2. Single bulkhead feedthrou connection will defeat your attempts at signal integrity, screening effectiveness, and signal type isolation that you had with your cable screens to that point in the loom- you have no choice than carry your screen through on a pin... your screen at that point is defeated... not techno ballshot, just plain fact. The only solution as we do, is to use guard rings round sensitive signals, and that takes up a large number of pins on your multiway...
3. Have a look at the automotive -55 +125 deg C Molex to name one, excellent product for power, signal, and wire to wire interconnects... the automotive manufacturers have done more work than anybody on suitable and sufficient product to meet high reliability and lower cost... all cable harness reliability studies with real field significant data are automotive...

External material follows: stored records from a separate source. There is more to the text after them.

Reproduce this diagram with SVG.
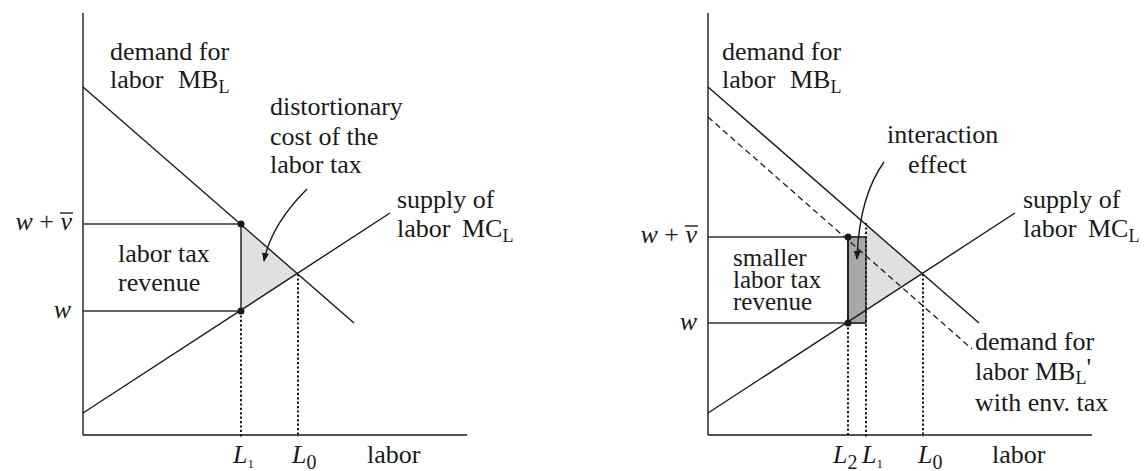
<svg xmlns="http://www.w3.org/2000/svg" width="1145" height="471" viewBox="0 0 1145 471">
<style>
text{font-family:'Liberation Serif','DejaVu Serif',serif;font-size:26px;fill:#1a1a1a}
.it{font-style:italic}
.sub{font-size:18px}
.ln{stroke:#1a1a1a;stroke-width:1.4;fill:none}
.hz{stroke:#333;stroke-width:1.6;fill:none}
.dot{stroke:#1a1a1a;stroke-width:2;stroke-dasharray:2.2,2.2;fill:none}
.dash{stroke:#1a1a1a;stroke-width:1.3;stroke-dasharray:6,4;fill:none}
.pt{fill:#1a1a1a}
.tight{font-size:25px}
</style>
<defs>
<marker id="ah" viewBox="0 0 10 10" refX="9" refY="5" markerWidth="9" markerHeight="9" orient="auto" markerUnits="userSpaceOnUse">
<path d="M0,1 L10,5 L0,9 z" fill="#1a1a1a"/>
</marker>
</defs>
<rect width="1145" height="471" fill="#fff"/>

<g id="left-panel">
<g id="left-areas">
<polygon points="241,224 241,311 298,274" fill="#e0e0e0"/>
</g>
<g id="left-connectors">
<line class="ln" x1="83" y1="13" x2="83" y2="435"/>
<line class="ln" x1="83" y1="435" x2="467" y2="435"/>
<line class="ln" x1="83" y1="87" x2="354" y2="323"/>
<line class="ln" x1="83" y1="413" x2="390" y2="213"/>
<line class="hz" x1="83" y1="224" x2="241" y2="224"/>
<line class="hz" x1="83" y1="311" x2="241" y2="311"/>
<line class="ln" x1="241" y1="224" x2="241" y2="311"/>
<line class="dot" x1="241" y1="311" x2="241" y2="437"/>
<line class="dot" x1="298" y1="274" x2="298" y2="437"/>
<path class="ln" d="M307,189 Q271,225 264,261" marker-end="url(#ah)"/>
<circle class="pt" cx="241" cy="224" r="3.5"/>
<circle class="pt" cx="241" cy="311" r="3.5"/>
</g>
<g id="left-labels">
<text x="110" y="60">demand for</text>
<text x="110" y="88">labor</text>
<text x="178" y="88">MB<tspan class="sub" dy="5">L</tspan></text>
<text x="270" y="115">distortionary</text>
<text x="270" y="145">cost of the</text>
<text x="270" y="173">labor tax</text>
<text x="397" y="208">supply of</text>
<text x="397" y="237">labor</text>
<text x="462" y="237">MC<tspan class="sub" dy="5">L</tspan></text>
<text x="118" y="262">labor tax</text>
<text x="118" y="291">revenue</text>
<text x="72" y="230" text-anchor="end"><tspan class="it">w</tspan> + <tspan class="it">v</tspan></text>
<line x1="60" y1="213" x2="73" y2="213" stroke="#1a1a1a" stroke-width="1.4"/>
<text x="71" y="318" text-anchor="end" class="it">w</text>
<text x="233" y="463"><tspan class="it">L</tspan><tspan font-size="13" dy="5">1</tspan></text>
<text x="292" y="463"><tspan class="it">L</tspan><tspan font-size="20" dy="6">0</tspan></text>
<text x="367" y="463">labor</text>
</g>
</g>

<g id="right-panel">
<g id="right-areas">
<polygon points="866,224 866,311 923,274" fill="#e0e0e0"/>
<rect x="848" y="237" width="18" height="86" fill="#a8a8a8" stroke="#333" stroke-width="1.4"/>
</g>
<g id="right-connectors">
<line class="ln" x1="708" y1="13" x2="708" y2="435"/>
<line class="ln" x1="708" y1="435" x2="1092" y2="435"/>
<line class="ln" x1="708" y1="87" x2="979" y2="323"/>
<line class="dash" x1="708" y1="117" x2="972" y2="349"/>
<line class="ln" x1="708" y1="413" x2="1015" y2="213"/>
<line class="hz" x1="708" y1="237" x2="866" y2="237"/>
<line class="hz" x1="708" y1="323" x2="866" y2="323"/>
<line x1="848" y1="237" x2="848" y2="323" stroke="#222" stroke-width="2"/>
<line class="dot" x1="866" y1="223" x2="866" y2="437"/>
<line class="dot" x1="848" y1="323" x2="848" y2="437"/>
<line class="dot" x1="923" y1="274" x2="923" y2="437"/>
<path class="ln" d="M884,162 Q859,197 857,259" marker-end="url(#ah)"/>
<circle class="pt" cx="848" cy="237" r="3.5"/>
<circle class="pt" cx="848" cy="323" r="3.5"/>
</g>
<g id="right-labels">
<text x="722" y="60">demand for</text>
<text x="722" y="88">labor</text>
<text x="790" y="88">MB<tspan class="sub" dy="5">L</tspan></text>
<text x="887" y="143">interaction</text>
<text x="908" y="173">effect</text>
<text x="1023" y="208">supply of</text>
<text x="1023" y="237">labor</text>
<text x="1088" y="237">MC<tspan class="sub" dy="5">L</tspan></text>
<text class="tight" x="733" y="266">smaller</text>
<text class="tight" x="733" y="288">labor tax</text>
<text class="tight" x="733" y="310">revenue</text>
<text x="975" y="350">demand for</text>
<text x="975" y="380">labor MB<tspan class="sub" dy="4">L</tspan><tspan dy="-8">'</tspan></text>
<text x="975" y="411">with env. tax</text>
<text x="697" y="243" text-anchor="end"><tspan class="it">w</tspan> + <tspan class="it">v</tspan></text>
<line x1="685" y1="226" x2="698" y2="226" stroke="#1a1a1a" stroke-width="1.4"/>
<text x="697" y="330" text-anchor="end" class="it">w</text>
<text x="833" y="463"><tspan class="it">L</tspan><tspan font-size="20" dy="6">2</tspan></text>
<text x="862" y="463"><tspan class="it">L</tspan><tspan font-size="13" dy="5">1</tspan></text>
<text x="918" y="463"><tspan class="it">L</tspan><tspan font-size="20" dy="6">0</tspan></text>
<text x="992" y="463">labor</text>
</g>
</g>
</svg>
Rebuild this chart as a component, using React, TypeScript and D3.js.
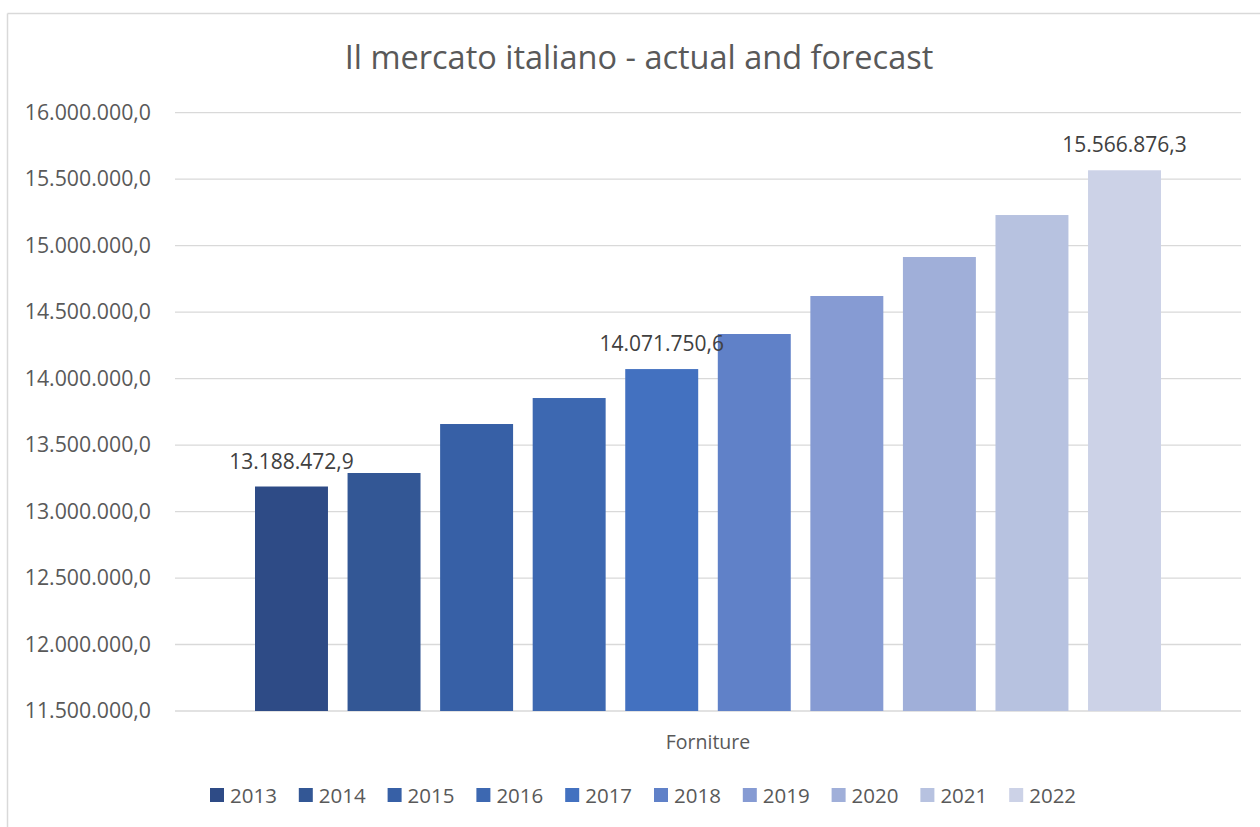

4. If I understand right, you are thinking of keeping the OE variable reluctance tdc sensor, and presume trigered off the OE flywheel tooth pattern? All good, just remember, you will then need the cam sensor to identify tdc no.1 for ignition as well. But should be easy, as the cut-outs are already in some versions of the cam sprockets, come in through the front timing case cover.
5. Controlling the Amal valve is one option (I think it's 3 wire from memory, could easily be wrong though), or there are cost effective, and reliable single ended solenoids you could just control from a pwm output.
6. IMHO I wouldn't sweat a bunch over (semi) sequential over batch injection fire necessarily, we're not F1 here, and the 12V PRV isn't the most lean burn engine by far, so not a huge amount to gain in reality, semi is nice to have, but wouldn't add the cam sensor to get that, only really so that you can go coil packs and lose the dizzy.
7. IMO I would go high impedance injectors, and save the need for the higher current peak and hold injector drivers.. yes we could argue the relative merits of this and that, but modern multi-spray injectors.. whack 'em in...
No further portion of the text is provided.